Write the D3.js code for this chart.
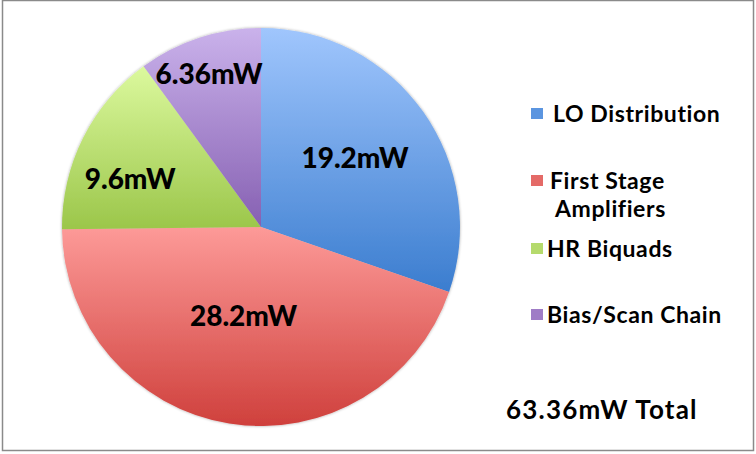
<!DOCTYPE html>
<html>
<head>
<meta charset="utf-8">
<script src="https://cdn.jsdelivr.net/npm/d3@7"></script>
<style>
  html, body { margin: 0; padding: 0; background: #fff; }
  svg { display: block; }
  text { font-family: "Lato", "Open Sans", sans-serif; font-weight: 700; fill: #000; }
</style>
</head>
<body>
<svg id="chart" width="756" height="454"></svg>
<script>
// ---- data ----
const categories = ["LO Distribution", "First Stage Amplifiers", "HR Biquads", "Bias/Scan Chain"];
const values = [19.2, 28.2, 9.6, 6.36];
const valueLabels = ["19.2mW", "28.2mW", "9.6mW", "6.36mW"];
const legendLines = [["LO Distribution"], ["First Stage", "Amplifiers"], ["HR Biquads"], ["Bias/Scan Chain"]];
const totalLabel = "63.36mW Total";

// ---- style ----
const gradTop = ["#a0c6fd", "#fd9a98", "#dcf99e", "#cab2eb"];
const gradBottom = ["#3b7dcf", "#cf403c", "#9bc64a", "#8660b2"];
const swatch = ["#5b95e0", "#e46a67", "#b5da6c", "#9f7cc6"];
const labelRadiusFrac = [0.586, 0.456, 0.70, 0.81];
const labelAngleShift = [-0.8, 1.9, -6.5, -0.7]; // degrees

const svg = d3.select("#chart");

// border
svg.append("rect")
  .attr("x", 2.5).attr("y", 0.5)
  .attr("width", 751).attr("height", 450)
  .attr("fill", "#fff")
  .attr("stroke", "#8a8a8a").attr("stroke-width", 1.5);

const defs = svg.append("defs");
categories.forEach((c, i) => {
  const g = defs.append("linearGradient")
    .attr("id", "g" + i)
    .attr("x1", 0).attr("y1", 0).attr("x2", 0).attr("y2", 1);
  g.append("stop").attr("offset", "0%").attr("stop-color", gradTop[i]);
  g.append("stop").attr("offset", "100%").attr("stop-color", gradBottom[i]);
});
const sh = defs.append("filter").attr("id", "soft")
  .attr("x", "-10%").attr("y", "-10%").attr("width", "120%").attr("height", "120%");
sh.append("feGaussianBlur").attr("in", "SourceAlpha").attr("stdDeviation", 1.5).attr("result", "b");
sh.append("feComponentTransfer").attr("in", "b").attr("result", "b2")
  .append("feFuncA").attr("type", "linear").attr("slope", 0.35);
const m = sh.append("feMerge");
m.append("feMergeNode").attr("in", "b2");
m.append("feMergeNode").attr("in", "SourceGraphic");

// pie
const cx = 261, cy = 227, R = 199;
const pie = d3.pie().sort(null).value(d => d)(values);
const arc = d3.arc().innerRadius(0).outerRadius(R);

const g = svg.append("g").attr("transform", `translate(${cx},${cy})`);
g.append("g").attr("filter", "url(#soft)")
  .selectAll("path").data(pie).join("path")
  .attr("d", arc)
  .attr("fill", (d, i) => `url(#g${i})`);

g.selectAll("text.val").data(pie).join("text")
  .attr("class", "val")
  .attr("transform", (d, i) => {
    const a = (d.startAngle + d.endAngle) / 2 + labelAngleShift[i] * Math.PI / 180;
    const r = labelRadiusFrac[i] * R;
    const la = d3.arc().innerRadius(r).outerRadius(r).startAngle(a).endAngle(a);
    const [x, y] = la.centroid();
    return `translate(${x},${y})`;
  })
  .attr("text-anchor", "middle")
  .attr("dy", "0.36em")
  .style("font-size", "28px")
  .style("font-weight", 900)
  .text((d, i) => valueLabels[i]);

// legend
const legendY = [108, 175, 243, 309];
const legendTextX = [553, 550, 547, 547];
const lg = svg.append("g");
legendLines.forEach((lines, i) => {
  lg.append("rect")
    .attr("x", 531).attr("y", legendY[i])
    .attr("width", 12).attr("height", 11)
    .attr("fill", swatch[i]);
  const t = lg.append("text")
    .attr("x", legendTextX[i]).attr("y", legendY[i] + 14)
    .style("font-size", "23px")
    .style("letter-spacing", "0.6px");
  lines.forEach((ln, j) => {
    t.append("tspan")
      .attr("x", legendTextX[i] + (j > 0 ? 5 : 0))
      .attr("dy", j === 0 ? 0 : 28)
      .text(ln);
  });
});

svg.append("text")
  .attr("x", 506).attr("y", 419)
  .style("font-size", "26px")
  .style("letter-spacing", "1.2px")
  .text(totalLabel);
</script>
</body>
</html>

> [TASK INSTRUCTIONS]:
Go through the data and count each line that has the word "chart", then give the total alone.

> [OUTPUT]:
3